• _AIM_:
Without the pictures, output the lines of the material from the very first through the one that holds "weight_n = [30, 30]".

═════ MATERIAL ═════

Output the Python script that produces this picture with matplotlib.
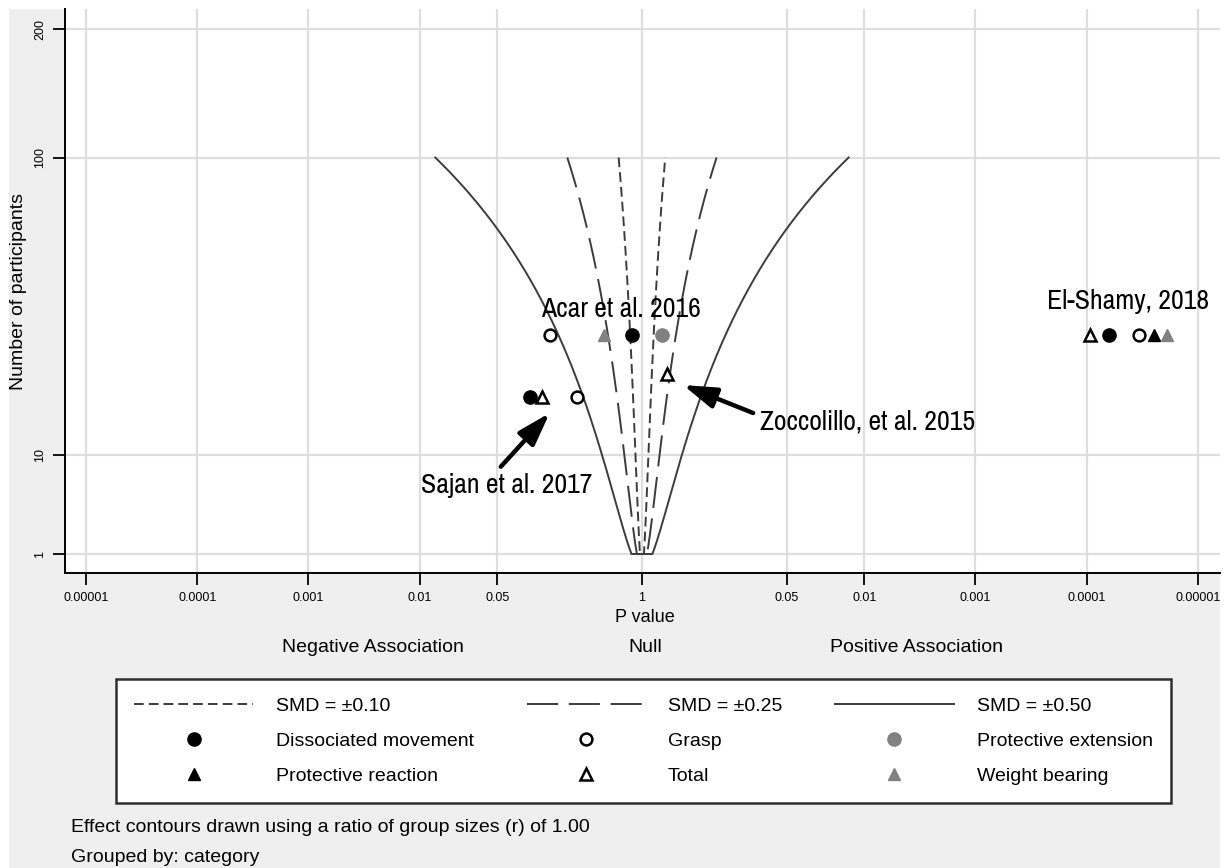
import math

import matplotlib
matplotlib.use('Agg')
import matplotlib.pyplot as plt
import numpy as np
from matplotlib import font_manager
from matplotlib.lines import Line2D
from matplotlib.patches import Rectangle

# effect contours (standardised mean difference) and group size ratio r = 1
smd_levels = [0.10, 0.25, 0.50]
n_min, n_max = 1, 100

# studies: p value, direction (-1 negative, +1 positive association), participants
dissoc_p = [0.81, 0.098, 0.000063]
dissoc_dir = [-1, -1, 1]
dissoc_n = [30, 18, 30]

grasp_p = [0.15, 0.26, 0.000034]
grasp_dir = [-1, -1, 1]
grasp_n = [30, 18, 30]

protext_p = [0.66]
protext_dir = [1]
protext_n = [30]

protreact_p = [0.000025]
protreact_dir = [1]
protreact_n = [30]

total_p = [0.60, 0.125, 0.000093]
total_dir = [1, -1, 1]
total_n = [22, 18, 30]

weight_p = [0.455, 0.000019]
weight_dir = [-1, 1]
weight_n = [30, 30]

x_tick_p = [0.00001, 0.0001, 0.001, 0.01, 0.05, 1, 0.05, 0.01, 0.001, 0.0001, 0.00001]
x_tick_dir = [-1, -1, -1, -1, -1, 0, 1, 1, 1, 1, 1]
x_tick_labels = ['0.00001', '0.0001', '0.001', '0.01', '0.05', '1',
                 '0.05', '0.01', '0.001', '0.0001', '0.00001']
y_ticks = [1, 10, 100, 200]

fonts = font_manager.fontManager.ttflist
names = {f.name for f in fonts}
SANS = 'Liberation Sans' if 'Liberation Sans' in names else 'DejaVu Sans'
NARROW, STRETCH = SANS, 'normal'
narrow_names = sorted(n for n in names if 'Narrow' in n or 'Condensed' in n)
if narrow_names:
    NARROW = narrow_names[0]
elif any(f.name == 'DejaVu Sans' and 'condensed' in str(f.stretch).lower() for f in fonts):
    NARROW, STRETCH = 'DejaVu Sans', 'condensed'

GREY_BG = '#efefef'
LINE = '#3c3c3c'


def signed_x(p, d):
    return [di * -math.log10(pi) if di != 0 else 0.0 for pi, di in zip(p, d)]


# y axis of the albatross plot: stretched between the labelled ticks
_A = np.log(np.array(y_ticks, float) + 11)
_U = np.array([0, 99.5, 396.5, 525.0])


def fwd(n):
    with np.errstate(invalid='ignore', divide='ignore'):
        t = np.log(np.maximum(np.asarray(n, float), -10.999) + 11)
    u = np.interp(t, _A, _U)
    lo_slope = (_U[1] - _U[0]) / (_A[1] - _A[0])
    hi_slope = (_U[-1] - _U[-2]) / (_A[-1] - _A[-2])
    u = np.where(t < _A[0], _U[0] + (t - _A[0]) * lo_slope, u)
    u = np.where(t > _A[-1], _U[-1] + (t - _A[-1]) * hi_slope, u)
    return u


def inv(u):
    u = np.asarray(u, float)
    t = np.interp(u, _U, _A)
    lo_slope = (_A[1] - _A[0]) / (_U[1] - _U[0])
    hi_slope = (_A[-1] - _A[-2]) / (_U[-1] - _U[-2])
    t = np.where(u < _U[0], _A[0] + (u - _U[0]) * lo_slope, t)
    t = np.where(u > _U[-1], _A[-1] + (u - _U[-1]) * hi_slope, t)
    return np.exp(t) - 11


def contour(d):
    n = np.geomspace(n_min, n_max, 300)
    se = np.sqrt(4 / n + d ** 2 / (2 * n))
    z = d / se
    p = np.array([math.erfc(zi / math.sqrt(2)) for zi in z])
    x = -np.log10(p)
    return np.concatenate([-x[::-1], x]), np.concatenate([n[::-1], n])


fig = plt.figure(figsize=(12.28, 8.68), dpi=100)
fig.patches.append(Rectangle((9 / 1228, 0), (1220 - 9) / 1228, 1 - 9 / 868,
                             transform=fig.transFigure, facecolor=GREY_BG,
                             edgecolor='none', zorder=-5))
ax = fig.add_axes([65 / 1228, 1 - 573 / 868, (1220 - 65) / 1228, (573 - 9) / 868])
ax.set_facecolor('white')
ax.set_yscale('function', functions=(fwd, inv))

smd_styles = {0.10: (0, (5, 2.6)), 0.25: (0, (16, 5.5)), 0.50: '-'}
for d in smd_levels:
    cx, cy = contour(d)
    ax.plot(cx, cy, color=LINE, lw=1.4, ls=smd_styles[d], zorder=2)

cat_styles = {
    'Dissociated movement': dict(marker='o', ms=9.5, mfc='black', mec='black', mew=1),
    'Grasp': dict(marker='o', ms=8.5, mfc='white', mec='black', mew=1.8),
    'Protective extension': dict(marker='o', ms=9.5, mfc='#818181', mec='#818181', mew=1),
    'Protective reaction': dict(marker='^', ms=9, mfc='black', mec='black', mew=1),
    'Total': dict(marker='^', ms=8.5, mfc='white', mec='black', mew=1.8),
    'Weight bearing': dict(marker='^', ms=9, mfc='#818181', mec='#818181', mew=1),
}
series = [
    ('Dissociated movement', dissoc_p, dissoc_dir, dissoc_n),
    ('Grasp', grasp_p, grasp_dir, grasp_n),
    ('Protective extension', protext_p, protext_dir, protext_n),
    ('Protective reaction', protreact_p, protreact_dir, protreact_n),
    ('Total', total_p, total_dir, total_n),
    ('Weight bearing', weight_p, weight_dir, weight_n),
]
for name, p, dr, n in series:
    ax.plot(signed_x(p, dr), n, ls='none', zorder=3, **cat_styles[name])

# study labels and arrows
lab = dict(fontsize=20, family=NARROW, fontstretch=STRETCH, color='black', zorder=4)
study_labels = [
    ax.text(-0.19, 34.5, 'Acar et al. 2016', ha='center', va='baseline', **lab),
    ax.text(4.37, 36.5, 'El-Shamy, 2018', ha='center', va='baseline', **lab),
    ax.text(1.06, 13.1, 'Zoccolillo, et al. 2015', ha='left', va='baseline', **lab),
    ax.text(-1.99, 5.9, 'Sajan et al. 2017', ha='left', va='baseline', **lab),
]
# shrink the label size when no narrow face is at hand, so widths still match
renderer = fig.canvas.get_renderer()
sajan_w = study_labels[3].get_window_extent(renderer).width
if sajan_w > 176:
    for t in study_labels:
        t.set_fontsize(20 * 174 / sajan_w)

arrow = dict(arrowstyle='-|>,head_length=1.0,head_width=0.32', lw=3.2,
             color='black', shrinkA=0, shrinkB=0, mutation_scale=20)
ax.annotate('', xy=(-0.83, 15.5), xytext=(-1.27, 8.6), arrowprops=arrow, zorder=4)
ax.annotate('', xy=(0.37, 20), xytext=(1.0, 15.5), arrowprops=arrow, zorder=4)

ax.set_xlim(-5.19, 5.2)
ax.set_ylim(float(inv(-19)), float(inv(545)))
ax.set_xticks(signed_x(x_tick_p, x_tick_dir))
ax.set_xticklabels(x_tick_labels, fontsize=9, family=SANS)
ax.set_yticks(y_ticks)
ax.set_yticklabels([str(v) for v in y_ticks], fontsize=9, family=SANS,
                   rotation=90, va='center')
ax.yaxis.set_minor_locator(matplotlib.ticker.NullLocator())
ax.tick_params(length=8.5, width=1.3, pad=5, colors='black')
ax.grid(True, color='#dedede', lw=1.6, zorder=0)
ax.set_axisbelow(True)
for s in ('top', 'right'):
    ax.spines[s].set_visible(False)
for s in ('left', 'bottom'):
    ax.spines[s].set_linewidth(1.4)

ax.set_ylabel('Number of participants', fontsize=14, family=SANS, labelpad=5)
fig.text(645 / 1228, 1 - 618 / 868, 'P value', ha='center', va='center',
         fontsize=13, family=SANS)
for xpos, txt in [(373, 'Negative Association'), (645, 'Null'),
                  (916, 'Positive Association')]:
    fig.text(xpos / 1228, 1 - 648 / 868, txt, ha='center', va='center',
             fontsize=14, family=SANS)

# legend
leg_handles = [
    Line2D([], [], color=LINE, lw=1.4, ls=smd_styles[0.10]),
    Line2D([], [], ls='none', **cat_styles['Dissociated movement']),
    Line2D([], [], ls='none', **cat_styles['Protective reaction']),
    Line2D([], [], color=LINE, lw=1.4, ls=smd_styles[0.25]),
    Line2D([], [], ls='none', **cat_styles['Grasp']),
    Line2D([], [], ls='none', **cat_styles['Total']),
    Line2D([], [], color=LINE, lw=1.4, ls=smd_styles[0.50]),
    Line2D([], [], ls='none', **cat_styles['Protective extension']),
    Line2D([], [], ls='none', **cat_styles['Weight bearing']),
]
leg_labels = ['SMD = \u00b10.10', 'Dissociated movement', 'Protective reaction',
              'SMD = \u00b10.25', 'Grasp', 'Total',
              'SMD = \u00b10.50', 'Protective extension', 'Weight bearing']
leg = fig.legend(leg_handles, leg_labels, ncol=3, loc='upper left',
                 bbox_to_anchor=(116 / 1228, 1 - 679 / 868), borderaxespad=0,
                 prop=dict(family=SANS, size=14), handlelength=6.1,
                 handletextpad=1.18, columnspacing=2.7, labelspacing=0.88,
                 borderpad=0.95, fancybox=False, framealpha=1,
                 edgecolor='#2e2e2e', facecolor='white')
leg.get_frame().set_linewidth(1.8)

fig.text(71 / 1228, 1 - 827 / 868,
         'Effect contours drawn using a ratio of group sizes (r) of 1.00',
         ha='left', va='center', fontsize=14, family=SANS)
fig.text(71 / 1228, 1 - 857 / 868, 'Grouped by: category',
         ha='left', va='center', fontsize=14, family=SANS)

fig.savefig('out.png', dpi=100, facecolor='white')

═════

• _SOLVED PROBLEM_:
Output the Python script that produces this picture with matplotlib.
import math

import matplotlib
matplotlib.use('Agg')
import matplotlib.pyplot as plt
import numpy as np
from matplotlib import font_manager
from matplotlib.lines import Line2D
from matplotlib.patches import Rectangle

# effect contours (standardised mean difference) and group size ratio r = 1
smd_levels = [0.10, 0.25, 0.50]
n_min, n_max = 1, 100

# studies: p value, direction (-1 negative, +1 positive association), participants
dissoc_p = [0.81, 0.098, 0.000063]
dissoc_dir = [-1, -1, 1]
dissoc_n = [30, 18, 30]

grasp_p = [0.15, 0.26, 0.000034]
grasp_dir = [-1, -1, 1]
grasp_n = [30, 18, 30]

protext_p = [0.66]
protext_dir = [1]
protext_n = [30]

protreact_p = [0.000025]
protreact_dir = [1]
protreact_n = [30]

total_p = [0.60, 0.125, 0.000093]
total_dir = [1, -1, 1]
total_n = [22, 18, 30]

weight_p = [0.455, 0.000019]
weight_dir = [-1, 1]
weight_n = [30, 30]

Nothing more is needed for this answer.